Second, peripheral Europe could tolerate excruciatingly high unemployment for at least a decade, and probably more. That is the current model being implemented but very high levels of unemployment will eventually lead to political ruptures of some sort, either from the left or the right. Enduring very high levels of unemployment is not a politically viable long term solution.

Third, the weaker economies of the eurozone could leave the euro and restructure their debt with substantial debt forgiveness (or, which is nearly the same, force Germany to leave the euro, which would require much less debt forgiveness) causing losses in the German banking system at the same time that it caused Germany’s manufacturing sector to drop precipitously.
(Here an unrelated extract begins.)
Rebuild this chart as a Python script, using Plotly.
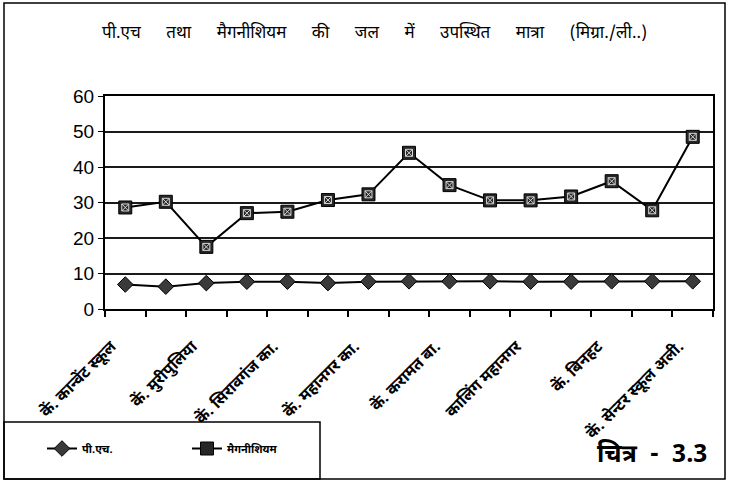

Such a drastic break up of the eurozone is unlikely to be embarked on as an agreed strategy and is most likely to occur as a forced outcome arising from a crisis (i.e it is likely to be disorderly).

Fourth, the eurozone could run huge surpluses with the rest of the world, perhaps two times or more than its current surplus. This seems the preferred solution in Berlin where the belief is that the entire eurozone, given a strong enough commitment to binding and very restrictive budgetary rules, and a ruthless restructuring of the labour and social security systems, could become one big Germany with an economy based on a permanent massive trade surplus with the rest of the world. It is very unlikely that a surplus of the size required to reignite growth in the eurozone is achievable and sustainable over the long term. Note that even though the eurozone is currently running an irresponsibly high surpluses (see chart above), the surplus is not large enough to allow Europe to grow.

So far Europe has chosen the second option and a bit of the fourth option. This is not politically or economically sustainable and so option three is probably where it will end up. And it will be very, very messy.